The funding for the loans comes from international non-governmental organizations and local Salvadoran entities.
One of those NGOs is the Association for the Development of El Salvador (Cripdes), a community non-governmental entity that has been active for nearly four decades..
Its president, Lorena Martinez, told Efe it is “impossible for these women to obtain a loan at a bank” and that the community bank initiative therefore has been an inclusive alternative.
“These women (beneficiaries) aren’t laborers because they don’t work in a factory. They’re not public-sector employees. They’re women from rural communities. They’re peasant farmers who want to (obtain funding) and want to know how to economically manage a resource they have in their hands,” she said.
Another female leader in Suchitoto, Maria Gladys Lopez, told Efe that at least 20 community banks operate in that municipality with support from countries such as Spain.

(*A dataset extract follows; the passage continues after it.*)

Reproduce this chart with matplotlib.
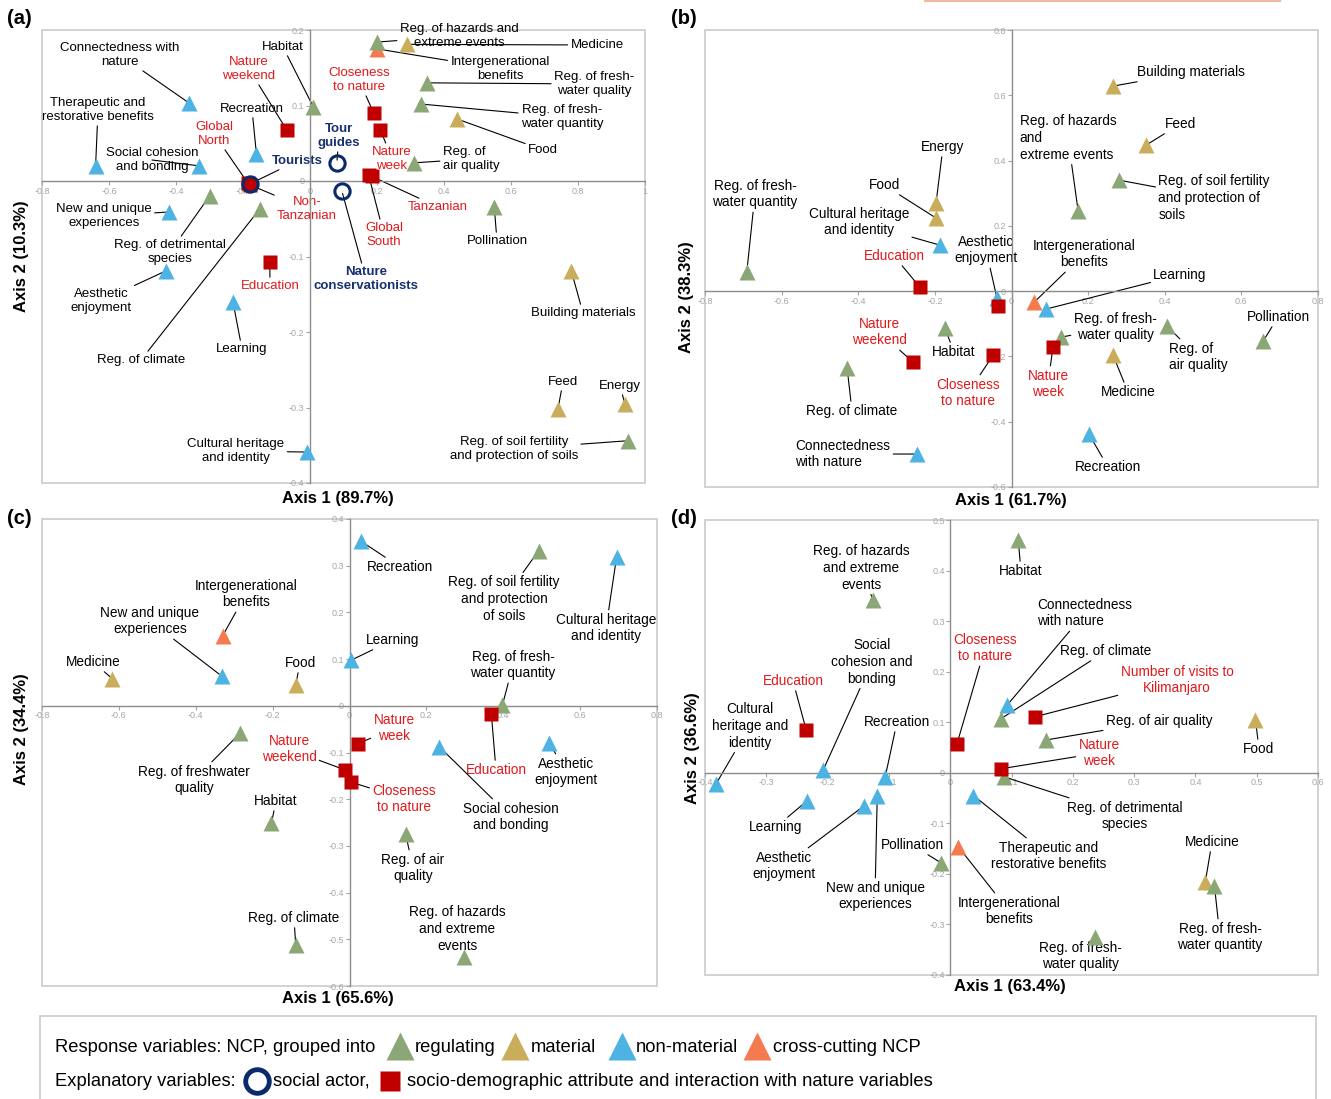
import matplotlib
matplotlib.use('Agg')
import matplotlib.pyplot as plt
from matplotlib.patches import Rectangle
from matplotlib.lines import Line2D
import numpy as np

plt.rcParams['font.family'] = ['Liberation Sans', 'DejaVu Sans']

W, H = 1331, 1099

# kinds: R regulating, M material, N non-material, C cross-cutting,
#        S socio-demographic / interaction variable, A social actor
# ---------------- panel (a) ----------------
names_a = ["Connectedness with\nnature", "Therapeutic and\nrestorative benefits", "Social cohesion\nand bonding",
           "Recreation", "Habitat", "Nature\nweekend", "Global\nNorth", "Tourists", "Tour\nguides",
           "Closeness\nto nature", "Nature\nweek", "Reg. of hazards and\nextreme events", "Medicine",
           "Intergenerational\nbenefits", "Reg. of fresh-\nwater quality", "Reg. of fresh-\nwater quantity",
           "Food", "Reg. of\nair quality", "Non-\nTanzanian", "Tanzanian", "Global\nSouth", "Pollination",
           "New and unique\nexperiences", "Reg. of detrimental\nspecies", "Nature\nconservationists",
           "Education", "Aesthetic\nenjoyment", "Learning", "Reg. of climate", "Building materials",
           "Feed", "Energy", "Reg. of soil fertility\nand protection of soils", "Cultural heritage\nand identity"]
kinds_a = ["N", "N", "N", "N", "R", "S", "S", "A", "A", "S", "S", "R", "M", "C", "R", "R", "M", "R",
           "S", "S", "S", "R", "N", "R", "A", "S", "N", "N", "R", "M", "M", "M", "R", "N"]
x_a = [-0.36, -0.64, -0.33, -0.16, 0.01, -0.07, -0.185, -0.18, 0.08, 0.19, 0.21, 0.20, 0.29, 0.20, 0.35,
       0.33, 0.44, 0.31, -0.18, 0.185, 0.175, 0.55, -0.42, -0.30, 0.095, -0.12, -0.43, -0.23, -0.15, 0.78,
       0.74, 0.94, 0.95, -0.01]
y_a = [0.103, 0.020, 0.020, 0.036, 0.098, 0.068, -0.003, -0.004, 0.024, 0.090, 0.068, 0.184, 0.181, 0.175,
       0.130, 0.102, 0.082, 0.024, -0.005, 0.006, 0.008, -0.034, -0.041, -0.020, -0.013, -0.107, -0.119,
       -0.160, -0.037, -0.119, -0.302, -0.295, -0.344, -0.359]

# ---------------- panel (b) ----------------
names_b = ["Building materials", "Feed", "Reg. of soil fertility\nand protection of\nsoils",
           "Reg. of hazards\nand\nextreme events", "Energy", "Food", "Cultural heritage\nand identity",
           "Reg. of fresh-\nwater quantity", "Aesthetic\nenjoyment", "", "Education",
           "Intergenerational\nbenefits", "Learning", "Reg. of fresh-\nwater quality", "Nature\nweek",
           "Reg. of\nair quality", "Medicine", "Pollination", "Habitat", "Nature\nweekend",
           "Closeness\nto nature", "Reg. of climate", "Connectedness\nwith nature", "Recreation"]
kinds_b = ["M", "M", "R", "R", "M", "M", "N", "R", "N", "S", "S", "C", "N", "R", "S", "R", "M", "R", "R",
           "S", "S", "R", "N", "N"]
x_b = [0.265, 0.351, 0.281, 0.174, -0.197, -0.197, -0.187, -0.691, -0.038, -0.035, -0.239, 0.059, 0.090,
       0.129, 0.108, 0.406, 0.265, 0.657, -0.174, -0.257, -0.048, -0.429, -0.247, 0.202]
y_b = [0.628, 0.447, 0.340, 0.245, 0.270, 0.224, 0.141, 0.058, -0.021, -0.046, 0.012, -0.034, -0.055,
       -0.141, -0.172, -0.107, -0.196, -0.153, -0.113, -0.217, -0.196, -0.236, -0.499, -0.438]

# ---------------- panel (c) ----------------
names_c = ["Recreation", "Reg. of soil fertility\nand protection\nof soils", "Cultural heritage\nand identity",
           "Intergenerational\nbenefits", "Learning", "Medicine", "New and unique\nexperiences", "Food",
           "Reg. of fresh-\nwater quantity", "Education", "Reg. of freshwater\nquality", "Aesthetic\nenjoyment",
           "Nature\nweek", "Social cohesion\nand bonding", "Nature\nweekend", "Closeness\nto nature",
           "Habitat", "Reg. of air\nquality", "Reg. of climate", "Reg. of hazards\nand extreme\nevents"]
kinds_c = ["N", "R", "N", "C", "N", "M", "N", "M", "R", "S", "R", "N", "S", "N", "S", "S", "R", "R", "R", "R"]
x_c = [0.029, 0.492, 0.695, -0.330, 0.005, -0.617, -0.333, -0.140, 0.398, 0.369, -0.284, 0.520, 0.023,
       0.234, -0.013, 0.003, -0.203, 0.146, -0.140, 0.299]
y_c = [0.353, 0.332, 0.319, 0.150, 0.098, 0.058, 0.064, 0.045, 0.002, -0.017, -0.058, -0.079, -0.081,
       -0.088, -0.137, -0.163, -0.251, -0.274, -0.512, -0.537]

# ---------------- panel (d) ----------------
names_d = ["Habitat", "Reg. of hazards\nand extreme\nevents", "Connectedness\nwith nature", "Reg. of climate",
           "Number of visits to\nKilimanjaro", "Education", "Closeness\nto nature", "Reg. of air quality",
           "Food", "Nature\nweek", "Reg. of detrimental\nspecies", "Cultural\nheritage and\nidentity",
           "Social\ncohesion and\nbonding", "Recreation", "Learning", "Aesthetic\nenjoyment",
           "New and unique\nexperiences", "Therapeutic and\nrestorative benefits", "Intergenerational\nbenefits",
           "Pollination", "Medicine", "Reg. of fresh-\nwater quantity", "Reg. of fresh-\nwater quality"]
kinds_d = ["R", "R", "N", "R", "S", "S", "S", "R", "M", "S", "R", "N", "N", "N", "N", "N", "N", "N", "C",
           "R", "M", "R", "R"]
x_d = [0.111, -0.126, 0.093, 0.083, 0.139, -0.235, 0.011, 0.157, 0.498, 0.083, 0.088, -0.382, -0.207,
       -0.106, -0.233, -0.140, -0.119, 0.038, 0.013, -0.015, 0.416, 0.431, 0.237]
y_d = [0.460, 0.342, 0.134, 0.107, 0.111, 0.085, 0.057, 0.065, 0.105, 0.008, -0.008, -0.022, 0.006,
       -0.008, -0.055, -0.065, -0.045, -0.045, -0.146, -0.178, -0.217, -0.223, -0.324]

# label placement (figure pixels, from top-left), same order as the names
labpos_a = [(120, 55), (98, 110), (152, 160), (252, 109), (283, 47), (249, 69), (214, 134), (297, 161),
            (339, 136), (359, 80), (392, 159), (459, 36), (597, 45), (500, 69), (594, 84), (562, 117),
            (543, 150), (471, 159), (307, 209), (438, 207), (384, 235), (497, 241), (104, 216), (170, 252),
            (366, 279), (270, 286), (101, 301), (242, 349), (141, 360), (583, 313), (563, 382), (620, 386),
            (514, 449), (236, 451)]
labpos_b = [(1191, 72), (1180, 124), (1214, 198), (1068, 138), (943, 147), (884, 185), (859, 222),
            (755, 194), (986, 250), (0, 0), (894, 256), (1084, 254), (1180, 275), (1115, 327), (1048, 384),
            (1198, 357), (1128, 392), (1278, 317), (954, 352), (879, 332), (968, 393), (852, 411),
            (843, 454), (1108, 467)]
labpos_c = [(400, 567), (504, 599), (606, 628), (246, 594), (393, 640), (93, 662), (150, 621), (300, 663),
            (513, 665), (496, 770), (194, 780), (566, 772), (394, 728), (511, 817), (289, 749), (404, 799),
            (276, 801), (413, 868), (294, 918), (457, 929)]
labpos_d = [(1021, 571), (861, 568), (1085, 613), (1106, 651), (1177, 680), (793, 681), (985, 648),
            (1159, 721), (1259, 749), (1099, 753), (1125, 816), (750, 726), (872, 662), (897, 722),
            (776, 827), (784, 866), (875, 896), (1049, 856), (1009, 911), (912, 845), (1212, 842),
            (1220, 937), (1080, 956)]

left_aligned = {"Reg. of hazards\nand\nextreme events", "Reg. of soil fertility\nand protection of\nsoils",
                "Reg. of\nair quality", "Connectedness\nwith nature"}

COLORS = {'R': '#8ba776', 'M': '#c9ad5b', 'N': '#4db3e3', 'C': '#f47b50', 'S': '#c00000', 'A': '#0b2a6b'}
TEXT_COLORS = {'S': '#e0191c', 'A': '#17306f'}
DRAW_ORDER = ['C', 'N', 'M', 'R', 'S', 'A']

fig = plt.figure(figsize=(W / 100, H / 100), dpi=100)


def px_rect(l, t, r, b):
    return [l / W, 1 - b / H, (r - l) / W, (b - t) / H]


def fmt(v, pos=None):
    return '0' if abs(v) < 1e-9 else f'{v:g}'


def draw_marker(ax, kind, xs, ys, z):
    if kind == 'S':
        ax.plot(xs, ys, 's', ms=10.5, color=COLORS[kind], mec='none', zorder=z, clip_on=False)
    elif kind == 'A':
        ax.plot(xs, ys, 'o', ms=11, mfc='none', mec=COLORS[kind], mew=2.2, zorder=z, clip_on=False)
    else:
        ax.plot(xs, ys, '^', ms=12, color=COLORS[kind], mec='none', zorder=z, clip_on=False)


def draw_panel(box, xlim, ylim, xstep, ystep, names, kinds, xs, ys, labpos, fs, lsp):
    ax = fig.add_axes(px_rect(*box))
    ax.set_xlim(xlim)
    ax.set_ylim(ylim)
    ax.patch.set_alpha(0)
    for s in ['top', 'right']:
        ax.spines[s].set_visible(False)
    for s in ['left', 'bottom']:
        ax.spines[s].set_position(('data', 0))
        ax.spines[s].set_color('#8c8c8c')
        ax.spines[s].set_linewidth(1.0)
    ax.set_xticks(np.round(np.arange(xlim[0], xlim[1] + 1e-9, xstep), 2))
    ax.set_yticks(np.round(np.arange(ylim[0], ylim[1] + 1e-9, ystep), 2))
    ax.xaxis.set_major_formatter(plt.FuncFormatter(fmt))
    ax.yaxis.set_major_formatter(plt.FuncFormatter(fmt))
    ax.tick_params(labelsize=6.5, colors='#a6a6a6', length=3, width=0.8, pad=1)
    ax.add_patch(Rectangle((0, 0), 1, 1, transform=ax.transAxes, fill=False, ec='#cfcfcf', lw=1.3,
                           clip_on=False, zorder=0))

    kinds = np.array(kinds)
    xs = np.array(xs)
    ys = np.array(ys)
    for i, k in enumerate(DRAW_ORDER):
        m = kinds == k
        if m.any():
            draw_marker(ax, k, xs[m], ys[m], 3 + i * 0.1)

    for name, k, x, y, (lx, ly) in zip(names, kinds, xs, ys, labpos):
        if not name:
            continue
        ax.annotate(name, xy=(x, y), xytext=(lx, H - ly), textcoords='figure pixels',
                    ha='center', va='center', fontsize=fs, linespacing=lsp,
                    color=TEXT_COLORS.get(k, 'black'), fontweight='bold' if k == 'A' else 'normal',
                    multialignment='left' if name in left_aligned else 'center',
                    arrowprops=dict(arrowstyle='-', color='black', lw=0.8, shrinkA=0, shrinkB=2),
                    annotation_clip=False, zorder=2)
    return ax


draw_panel((42, 30, 645, 483), (-0.8, 1.0), (-0.4, 0.2), 0.2, 0.1,
           names_a, kinds_a, x_a, y_a, labpos_a, 9.5, 1.25)
draw_panel((705, 30, 1318, 487), (-0.8, 0.8), (-0.6, 0.8), 0.2, 0.2,
           names_b, kinds_b, x_b, y_b, labpos_b, 9.8, 1.25)
draw_panel((42, 519, 657, 986), (-0.8, 0.8), (-0.6, 0.4), 0.2, 0.1,
           names_c, kinds_c, x_c, y_c, labpos_c, 9.8, 1.25)
draw_panel((705, 520, 1318, 975), (-0.4, 0.6), (-0.4, 0.5), 0.1, 0.1,
           names_d, kinds_d, x_d, y_d, labpos_d, 9.8, 1.25)


def ftext(x, y, s, **kw):
    fig.text(x / W, 1 - y / H, s, **kw)


# panel letters and axis titles
for letter, (px, py) in zip(['(a)', '(b)', '(c)', '(d)'], [(19, 18), (684, 18), (19, 518), (684, 518)]):
    ftext(px, py, letter, fontsize=14.5, fontweight='bold', ha='center', va='center')

axis1 = ["Axis 1 (89.7%)", "Axis 1 (61.7%)", "Axis 1 (65.6%)", "Axis 1 (63.4%)"]
axis2 = ["Axis 2 (10.3%)", "Axis 2 (38.3%)", "Axis 2 (34.4%)", "Axis 2 (36.6%)"]
for s, (px, py) in zip(axis1, [(338, 499), (1011, 500), (338, 998), (1010, 987)]):
    ftext(px, py, s, fontsize=12, fontweight='bold', ha='center', va='center')
for s, (px, py) in zip(axis2, [(22, 256), (687, 297), (22, 729), (692, 748)]):
    ftext(px, py, s, fontsize=12, fontweight='bold', ha='center', va='center', rotation=90)

# thin line at the top of panel (b)
fig.add_artist(Line2D([925 / W, 1280 / W], [1 - 1 / H, 1 - 1 / H], color='#f0b9a0', lw=1.5,
                      transform=fig.transFigure))

# legend box
fig.add_artist(Rectangle((40 / W, -0.01), 1276 / W, (1099 - 1016) / H + 0.01, transform=fig.transFigure,
                         fill=False, ec='#cfcfcf', lw=1.3))
lfs = 13.2
ftext(55, 1048, "Response variables: NCP, grouped into", fontsize=lfs, va='center')
legend_rows = [('R', 400, 415, "regulating"), ('M', 515, 531, "material"),
               ('N', 622, 636, "non-material"), ('C', 757, 773, "cross-cutting NCP")]
for k, mx, tx, s in legend_rows:
    fig.add_artist(Line2D([mx / W], [1 - 1046 / H], marker='^', ms=20, color=COLORS[k], mec='none',
                          transform=fig.transFigure))
    ftext(tx, 1048, s, fontsize=lfs, va='center')

ftext(55, 1081, "Explanatory variables:", fontsize=lfs, va='center')
fig.add_artist(Line2D([257 / W], [1 - 1081 / H], marker='o', ms=17, mfc='none', mec=COLORS['A'], mew=3.5,
                      transform=fig.transFigure))
ftext(273, 1081, "social actor,", fontsize=lfs, va='center')
fig.add_artist(Line2D([390 / W], [1 - 1081 / H], marker='s', ms=15, color=COLORS['S'], mec='none',
                      transform=fig.transFigure))
ftext(407, 1081, "socio-demographic attribute and interaction with nature variables", fontsize=lfs, va='center')

fig.savefig('out.png', dpi=100)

Lourdes Molina, a senior economist at the Central American Institute for Fiscal Studies, told Efe that in El Salvador “there is, generally speaking, a serious challenge in terms of women’s access to financial products,” loans, insurance and savings accounts.
In a 2022 Central Bank survey on access to financial products and services, 88.8 percent of respondents said they had been unable to access loans over the past 12 months. Among those surveyed, 51.9 percent were women.
Molina said financial inclusion is a challenge generally in El Salvador but that the problem for women is more acute because they have more difficulty entering the workforce.
Those women who are in the labor market typically work in informal jobs in which they lack access to social security and are poorly paid, she said.